**SOURCE MATERIAL**:
********************
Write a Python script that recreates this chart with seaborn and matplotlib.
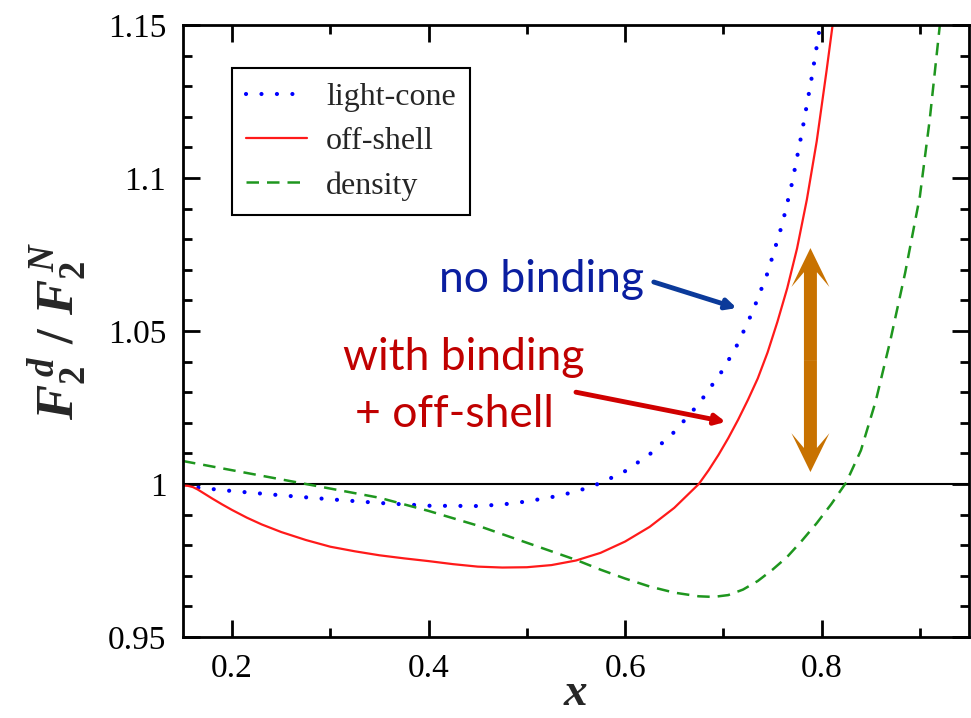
import numpy as np
import pandas as pd
import matplotlib
matplotlib.use("Agg")
import matplotlib.pyplot as plt
import seaborn as sns

# --- data ---
x_lc = [0.15, 0.175, 0.20, 0.25, 0.30, 0.35, 0.40, 0.45, 0.475, 0.50, 0.525, 0.55,
        0.575, 0.60, 0.625, 0.65, 0.675, 0.70, 0.715, 0.73, 0.745, 0.76, 0.77, 0.78,
        0.79, 0.80]
y_lc = [0.9994, 0.9985, 0.9977, 0.9963, 0.9950, 0.9938, 0.9929, 0.9928, 0.9933, 0.9943,
        0.9957, 0.9975, 1.0003, 1.0042, 1.0097, 1.0170, 1.0262, 1.0375, 1.0460, 1.0565,
        1.0690, 1.0850, 1.0985, 1.1150, 1.1330, 1.1530]

x_os = [0.15, 0.155, 0.16, 0.165, 0.17, 0.18, 0.19, 0.20, 0.215, 0.23, 0.25, 0.275,
        0.30, 0.325, 0.35, 0.375, 0.40, 0.425, 0.45, 0.475, 0.50, 0.525, 0.55, 0.575,
        0.60, 0.625, 0.65, 0.675, 0.685, 0.695, 0.705, 0.715, 0.725, 0.735, 0.745,
        0.755, 0.765, 0.775, 0.785, 0.795, 0.805, 0.812]
y_os = [0.9995, 0.9994, 0.9990, 0.9982, 0.9972, 0.9952, 0.9933, 0.9915, 0.9890, 0.9868,
        0.9843, 0.9817, 0.9795, 0.9780, 0.9767, 0.9757, 0.9748, 0.9738, 0.9730, 0.9727,
        0.9728, 0.9735, 0.9750, 0.9775, 0.9812, 0.9860, 0.9922, 1.0000, 1.0045, 1.0095,
        1.0150, 1.0210, 1.0275, 1.0345, 1.0430, 1.0530, 1.0640, 1.0770, 1.0930, 1.1120,
        1.1350, 1.1520]

x_den = [0.15, 0.20, 0.25, 0.30, 0.35, 0.40, 0.45, 0.50, 0.55, 0.575, 0.60, 0.625,
         0.65, 0.675, 0.69, 0.705, 0.72, 0.735, 0.75, 0.765, 0.78, 0.795, 0.81, 0.825,
         0.84, 0.855, 0.87, 0.885, 0.90, 0.91, 0.921]
y_den = [1.0075, 1.0045, 1.0015, 0.9985, 0.9955, 0.9912, 0.9864, 0.9808, 0.9752, 0.9720,
         0.9691, 0.9665, 0.9645, 0.9633, 0.9631, 0.9637, 0.9655, 0.9683, 0.9720, 0.9762,
         0.9815, 0.9872, 0.9935, 1.0005, 1.0110, 1.0270, 1.0470, 1.0690, 1.0940, 1.1190,
         1.1520]

labels = ["light-cone", "off-shell", "density"]

sns.set_style("ticks")
plt.rcParams["font.family"] = ["Liberation Serif", "DejaVu Serif"]
plt.rcParams["mathtext.fontset"] = "custom"
plt.rcParams["mathtext.it"] = "Liberation Serif:italic:bold"
plt.rcParams["mathtext.rm"] = "Liberation Serif:bold"
plt.rcParams["mathtext.bf"] = "Liberation Serif:bold"

fig = plt.figure(figsize=(9.71, 7.18), dpi=100)
ax = fig.add_axes([183 / 971, 1 - 637 / 718, 786 / 971, 612 / 718])

ax.axhline(1.0, color="black", lw=1.5, zorder=1)

sns.lineplot(x=x_lc, y=y_lc, ax=ax, color="#0000ff", lw=3.0, label=labels[0],
             linestyle=(0, (0.01, 3.7)), dash_capstyle="round", sort=False)
sns.lineplot(x=x_os, y=y_os, ax=ax, color="#ff1a1a", lw=1.6, label=labels[1], sort=False)
sns.lineplot(x=x_den, y=y_den, ax=ax, color="#1e961e", lw=1.8, label=labels[2],
             linestyle=(0, (5.0, 3.2)), sort=False)

ax.set_xlim(0.15, 0.95)
ax.set_ylim(0.95, 1.15)
ax.set_xticks([0.2, 0.4, 0.6, 0.8])
ax.set_xticklabels(["0.2", "0.4", "0.6", "0.8"])
ax.set_xticks(np.arange(0.2, 0.95, 0.1), minor=True)
ax.set_yticks([0.95, 1.0, 1.05, 1.1, 1.15])
ax.set_yticklabels(["0.95", "1", "1.05", "1.1", "1.15"])
ax.set_yticks(np.arange(0.95, 1.151, 0.01), minor=True)
ax.tick_params(which="both", direction="in", top=True, right=True, width=2, colors="black")
ax.tick_params(which="major", length=12, labelsize=24, pad=12)
ax.tick_params(which="minor", length=6.5)
for sp in ax.spines.values():
    sp.set_linewidth(2)
    sp.set_color("black")

ax.set_xlabel(r"$x$", fontsize=34)
ax.xaxis.set_label_coords(0.5, -0.058)
ax.set_ylabel(r"$F_2^{\,d}\ /\ F_2^{\,N}$", fontsize=38)
ax.yaxis.set_label_coords(-0.12, 0.5)

leg = ax.legend(loc="upper left", bbox_to_anchor=(0.0623, 0.9297), borderaxespad=0,
                fontsize=23, handlelength=1.9, handletextpad=0.6, labelspacing=0.47,
                borderpad=0.45, fancybox=False, framealpha=1)
leg.get_frame().set_edgecolor("black")
leg.get_frame().set_linewidth(1.5)

# annotations
ann_font = ["Lato", "DejaVu Sans"]
ax.text(0.4109, 1.0627, "no binding", color="#0a1ea0", fontsize=32, family=ann_font,
        ha="left", va="baseline")
ax.annotate("", xy=(0.7135, 1.0575), xytext=(0.6292, 1.0660),
            arrowprops=dict(arrowstyle="-|>,head_length=0.6,head_width=0.3",
                            color="#0b3a9a", lw=3.5, shrinkA=0, shrinkB=0))
ax.text(0.3124, 1.0373, "with binding", color="#c00000", fontsize=32, family=ann_font,
        ha="left", va="baseline")
ax.text(0.3246, 1.0186, "+ off-shell", color="#c00000", fontsize=32, family=ann_font,
        ha="left", va="baseline")
ax.annotate("", xy=(0.7023, 1.0203), xytext=(0.5500, 1.0300),
            arrowprops=dict(arrowstyle="-|>,head_length=0.6,head_width=0.3",
                            color="#d00000", lw=3.5, shrinkA=0, shrinkB=0))

# orange double arrow
ox, oy_top, oy_bot = 0.7886, 1.0771, 1.0039
oy_mid = (oy_top + oy_bot) / 2
for dy in (oy_top - oy_mid, oy_bot - oy_mid):
    ax.arrow(ox, oy_mid, 0, dy, width=0.0132, head_width=0.0386, head_length=0.0127,
             overhang=0.38, length_includes_head=True, color="#c87200", lw=0, zorder=3)

fig.savefig("out.png", dpi=100)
********************
**INSTRUCTION**: Quote, exactly and only, the lines from the first line of the data above through the line containing "1.0690, 1.0850, 1.0985, 1.1150, 1.1330, 1.1530]". The pictures do not belong in it.

**EXERCISE RESULT**:
Write a Python script that recreates this chart with seaborn and matplotlib.
import numpy as np
import pandas as pd
import matplotlib
matplotlib.use("Agg")
import matplotlib.pyplot as plt
import seaborn as sns

# --- data ---
x_lc = [0.15, 0.175, 0.20, 0.25, 0.30, 0.35, 0.40, 0.45, 0.475, 0.50, 0.525, 0.55,
        0.575, 0.60, 0.625, 0.65, 0.675, 0.70, 0.715, 0.73, 0.745, 0.76, 0.77, 0.78,
        0.79, 0.80]
y_lc = [0.9994, 0.9985, 0.9977, 0.9963, 0.9950, 0.9938, 0.9929, 0.9928, 0.9933, 0.9943,
        0.9957, 0.9975, 1.0003, 1.0042, 1.0097, 1.0170, 1.0262, 1.0375, 1.0460, 1.0565,
        1.0690, 1.0850, 1.0985, 1.1150, 1.1330, 1.1530]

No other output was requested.